In Twisted, Judd plays top Bay Area cop Jessica Shepard, who is working on a serial-killer case when men she has slept with suddenly start becoming the victims. As both her mentor, police commissioner Mills (Samuel L Jackson), and her partner, Mike Delmarco (Andy Garcia), begin to act strangely towards her, Jessica begins to wonder herself whether she may not be the killer.

Police procedure being what it is, she soon finds herself in the office of the SFPD’s resident psychiatrist, Melvin Frank (David Strathairn) - a development which does nothing to dispel her or our doubts about her guilt.

“Dr Frank is a doctor whose office is really the only place fellow officers can unload their problems,” says Strathairn, who has often found himself cast in a ‘listening’ role opposite some of Hollywood’s top female stars, such as Meryl Streep in The River Wild and Jessica Lange in Losing Isaiah. But here, the conversations are decidedly ambiguous.

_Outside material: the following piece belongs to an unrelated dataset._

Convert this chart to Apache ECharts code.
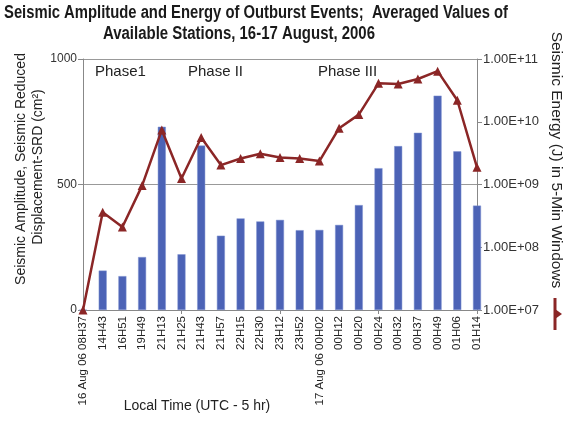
<!DOCTYPE html>
<html>
<head>
<meta charset="utf-8">
<script src="https://cdn.jsdelivr.net/npm/echarts@6/dist/echarts.min.js"></script>
<style>
html,body{margin:0;padding:0;background:#fff;}
#chart{width:567px;height:427px;}
</style>
</head>
<body>
<div id="chart"></div>
<script>
var categories = ['16 Aug 06 08H37','14H43','16H51','19H49','21H13','21H25','21H43','21H57','22H15','22H30','23H12','23H52','17 Aug 06 00H02','00H12','00H20','00H24','00H32','00H37','00H49','01H06','01H14'];
var amplitude = [0,157,135,211,730,222,655,296,365,353,359,318,319,339,418,565,653,706,854,632,416];
var energy = [1.0e7,3.6e8,2.1e8,9.6e8,7.4e9,1.25e9,5.6e9,2.04e9,2.6e9,3.1e9,2.7e9,2.6e9,2.36e9,7.9e9,1.3e10,4.1e10,4.0e10,4.8e10,6.4e10,2.2e10,1.88e9];
var leftTicks = [0,500,1000];
var phaseLabels = ['Phase1','Phase II','Phase III'];
var titleLines = ['Seismic Amplitude and Energy of Outburst Events;  Averaged Values of', 'Available Stations, 16-17 August, 2006'];

var FONT = '"Liberation Sans", Arial, sans-serif';
var TITLE_FONT = 'bold 18px "Liberation Sans", Arial, sans-serif';
var mctx = document.createElement('canvas').getContext('2d');
mctx.font = TITLE_FONT;
function fitScale(text, target){ return target / mctx.measureText(text).width; }

function sciLabel(v){
  var e = Math.round(Math.log10(v));
  var m = v / Math.pow(10, e);
  var es = (e < 0 ? '-' : '+') + (Math.abs(e) < 10 ? '0' : '') + Math.abs(e);
  return m.toFixed(2) + 'E' + es;
}

var chart = echarts.init(document.getElementById('chart'), null, {renderer:'canvas'});
var maroon = '#8b2626';
var option = {
  animation: false,
  backgroundColor: '#ffffff',
  grid: {left: 83, right: 90, top: 59, bottom: 117, containLabel: false},
  xAxis: {
    type: 'category', data: categories, boundaryGap: false,
    axisLine: {lineStyle: {color: '#888', width: 1}},
    axisTick: {interval: 4, length: 4, lineStyle: {color: '#888'}},
    axisLabel: {interval: 0, rotate: 90, fontSize: 11.5, fontFamily: FONT, color: '#222', margin: 6}
  },
  yAxis: [
    {type: 'value', min: leftTicks[0], max: leftTicks[2], interval: 500,
     axisLine: {show: true, lineStyle: {color: '#888'}},
     axisTick: {show: true, length: 5, lineStyle: {color: '#888'}},
     axisLabel: {fontSize: 12, fontFamily: FONT, color: '#333', margin: 6,
       formatter: function(v){ return String(v); }},
     splitLine: {show: true, lineStyle: {color: '#999', width: 1}}},
    {type: 'log', logBase: 10, min: 1e7, max: 1e11,
     axisLine: {show: true, lineStyle: {color: '#888'}},
     axisTick: {show: true, length: 5, lineStyle: {color: '#888'}},
     axisLabel: {fontSize: 13, fontFamily: FONT, color: '#333', margin: 6, formatter: sciLabel},
     splitLine: {show: false}}
  ],
  series: [
    {type: 'bar', name: 'Seismic Amplitude', data: amplitude, yAxisIndex: 0, barWidth: 8,
     itemStyle: {color: '#4c63b6', borderColor: '#7f93d0', borderWidth: 0.5}},
    {type: 'line', name: 'Seismic Energy', data: energy, yAxisIndex: 1,
     symbol: 'triangle', symbolSize: 9, showSymbol: true,
     lineStyle: {color: maroon, width: 2.5},
     itemStyle: {color: maroon}}
  ],
  graphic: [
    {type: 'text', x: 4, y: 13, scaleX: fitScale(titleLines[0], 504),
     style: {text: titleLines[0], font: TITLE_FONT, fill: '#1a1a1a', textAlign: 'left', textVerticalAlign: 'middle'}},
    {type: 'text', x: 103, y: 34, scaleX: fitScale(titleLines[1], 272),
     style: {text: titleLines[1], font: TITLE_FONT, fill: '#1a1a1a', textAlign: 'left', textVerticalAlign: 'middle'}},
    {type: 'text', x: 95, y: 72, style: {text: phaseLabels[0], font: '15px ' + FONT, fill: '#222', textVerticalAlign: 'middle'}},
    {type: 'text', x: 188, y: 72, style: {text: phaseLabels[1], font: '15px ' + FONT, fill: '#222', textVerticalAlign: 'middle'}},
    {type: 'text', x: 318, y: 72, style: {text: phaseLabels[2], font: '15px ' + FONT, fill: '#222', textVerticalAlign: 'middle'}},
    {type: 'text', x: 21, y: 169, rotation: Math.PI/2,
     style: {text: 'Seismic Amplitude, Seismic Reduced', font: '14px ' + FONT, fill: '#222', textAlign: 'center', textVerticalAlign: 'middle'}},
    {type: 'text', x: 38, y: 167, rotation: Math.PI/2,
     style: {text: 'Displacement-SRD (cm²)', font: '14px ' + FONT, fill: '#222', textAlign: 'center', textVerticalAlign: 'middle'}},
    {type: 'text', x: 556, y: 160, rotation: -Math.PI/2,
     style: {text: 'Seismic Energy (J) in 5-Min Windows', font: '15.5px ' + FONT, fill: '#222', textAlign: 'center', textVerticalAlign: 'middle'}},
    {type: 'text', x: 197, y: 406,
     style: {text: 'Local Time (UTC - 5 hr)', font: '14px ' + FONT, fill: '#222', textAlign: 'center', textVerticalAlign: 'middle'}},
    {type: 'line', shape: {x1: 555, y1: 298, x2: 555, y2: 330}, style: {stroke: maroon, lineWidth: 3}},
    {type: 'polygon', shape: {points: [[555, 309], [562, 314], [555, 319]]}, style: {fill: maroon}}
  ]
};
chart.setOption(option);
</script>
</body>
</html>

“While he’s exploring Jessica’s behaviour,” continues Strathairn, “he observes her looking more and more haggard. She’s a tough nut to crack - very reticent to let go of what’s inside her - and I think that will give audiences a certain amount of suspicion about whether or not she’s aware of her deteriorating condition, not just physically, but emotionally and psychologically, too.”